A poucos metros de distância, a discussão em uma banca de bananas gira em torno da má qualidade dos serviços e das missões, os projetos sociais de bairro realizados por Chávez com o apoio do Governo cubano. “O que nós queremos de Maduro? Que faça como Chávez, que corte dos mais ricos, não dos mais pobres”, afirma Gladys Contreras, de 46 anos, doente e desempregada em um sistema que no ano passado passou dos 27% de desemprego, de acordo com o FMI. “Tenho o cartão da pátria e do PSUV [Partido Socialista Unido da Venezuela] e eu era das que brigavam com qualquer um. Mas não vou votar. Por ninguém, não faz sentido porque isso já está armado”, diz.
O cartão da pátria
O chamado cartão da pátria é um documento com que o chavismo tenta conquistar o apoio das classes populares. Circulam no país mais de 16 milhões. Permite o acesso a bônus e serviços e, ainda que oficialmente não sirva para receber atenção preferencial no recebimento das caixas periódicas de alimentos, é um instrumento utilizado para medir a fidelidade ao regime.
Em Petare, Pedro Key, aposentado de 65 anos, e Romina Oporte, educadora de 34, se encarregam de dividir essa bolsa através dos Comitês Locais de Abastecimento e Produção (CLAP). Ou seja, uma ajuda introduzida por Maduro em 2016 que, como a oposição denunciou diversas vezes, é a base das redes clientelistas. Cada caixa contém alguns pacotes de macarrão, farinha, leite, sal, arroz, açúcar, azeite, atum, tomate e maionese… “Sou um dos que levam a ajuda a uma parte da população”, explica Key, veterano militante chavista. Todo mês, no melhor dos casos, coordena a distribuição dos produtos a 503 famílias da comunidade.

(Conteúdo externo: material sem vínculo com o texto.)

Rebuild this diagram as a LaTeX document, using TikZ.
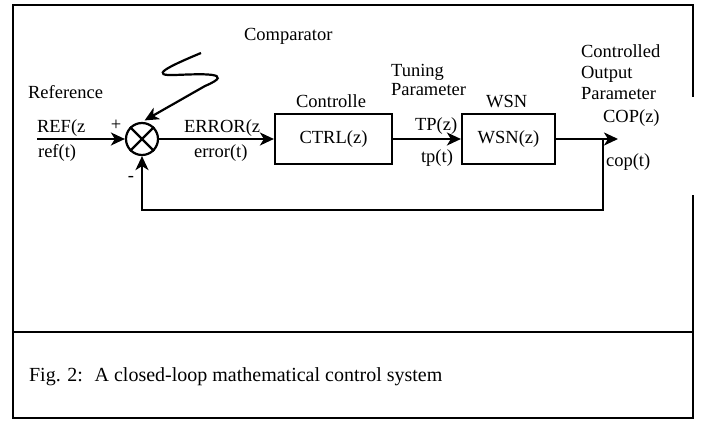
\documentclass[tikz,border=0pt]{standalone}
\usepackage{fontspec}
\setmainfont{Liberation Serif}
\usetikzlibrary{arrows.meta}

\begin{document}
\begin{tikzpicture}[x=1pt, y=-1pt, line width=2.2pt,
  txt/.style = {font=\fontsize{18.5}{21}\selectfont, inner sep=0pt, align=left},
  lbl/.style = {txt, anchor=base west},
  block/.style = {draw, txt, minimum height=50pt},
  sumnode/.style = {draw, circle, minimum size=32pt, inner sep=0pt},
  arr/.style = {-{Stealth[length=14pt, width=13pt, inset=4pt]}}]
\useasboundingbox (0,0) rectangle (706,422);

% frame and caption
\draw (693,97) -- (693,5) -- (13,5) -- (13,418) -- (693,418) -- (693,195);
\draw (13,332) -- (693,332);
\node[lbl, font=\fontsize{20}{22}\selectfont] (cap) at (28,381) {Fig. 2: \ A closed-loop mathematical control system};

\node[sumnode] (sum) at (142,139) {};
\draw (sum.45) -- (sum.225) (sum.135) -- (sum.315);
\node[block, minimum width=117pt] (ctrl) at (333.5,139) {CTRL(z)};
\node[block, minimum width=93pt] (wsn) at (508.5,139) {WSN(z)};

\coordinate (refin) at (37,139);
\coordinate (out) at (618,139);
\coordinate (br) at (603,139);
\coordinate (sq) at (201,53);

% labels
\node[lbl] (comp) at (243,41) {Comparator};
\node[lbl] (reflbl) at (27,99) {Reference};
\node[lbl] (refz) at (36,133) {REF(z};
\node[lbl] (reft) at (37,158) {ref(t)};
\node[txt] (plus) at (116,125) {+};
\node[txt] (minus) at (131,179) {-};
\node[lbl] (errz) at (183,133) {ERROR(z};
\node[lbl] (errt) at (193,158) {error(t)};
\node[lbl] (ctrllbl) at (295,108) {Controlle};
\node[lbl] (tune) at (390,96) {Tuning\\[-2pt]Parameter};
\node[lbl] (tpz) at (414,131) {TP(z)};
\node[lbl] (tpt) at (420,163) {tp(t)};
\node[lbl] (wsnlbl) at (485,108) {WSN};
\node[lbl] (coplbl) at (580,100) {Controlled\\Output\\Parameter};
\node[lbl] (copz) at (602,123) {COP(z)};
\node[lbl] (copt) at (605,167) {cop(t)};

% connectors
\draw[arr] (refin) -- (sum);
\draw[arr] (sum) -- (ctrl);
\draw[arr] (ctrl) -- (wsn);
\draw[arr] (wsn) -- (out);
\draw[arr] (br) -- ++(0,71) -| (sum.south);
\draw[arr, shorten >=3pt] (sq) .. controls (165,68) and (150,76) .. (175,75)
  .. controls (200,74) and (238,72) .. (205,86) -- (sum.north);

\end{tikzpicture}
\end{document}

Apesar de sua entrega absoluta à causa, também demonstra perplexidade sobre a situação. “Maduro diz que depois, no dia 21, as coisas irão mudar. Espero que seja verdade. Ele tem que melhorar a economia, estamos há cinco anos aguentando isso”, explica sobre o que chama de “guerra econômica”. “Os países que hoje têm algo de revolucionário são os mais atacados do planeta”, diz. “O trabalho é longo, precisamos levantar o país”, afirma Romina Oporte. Enquanto isso, a armadilha da fome continua sendo o principal recurso que permite ao chavismo perpetuar-se no poder.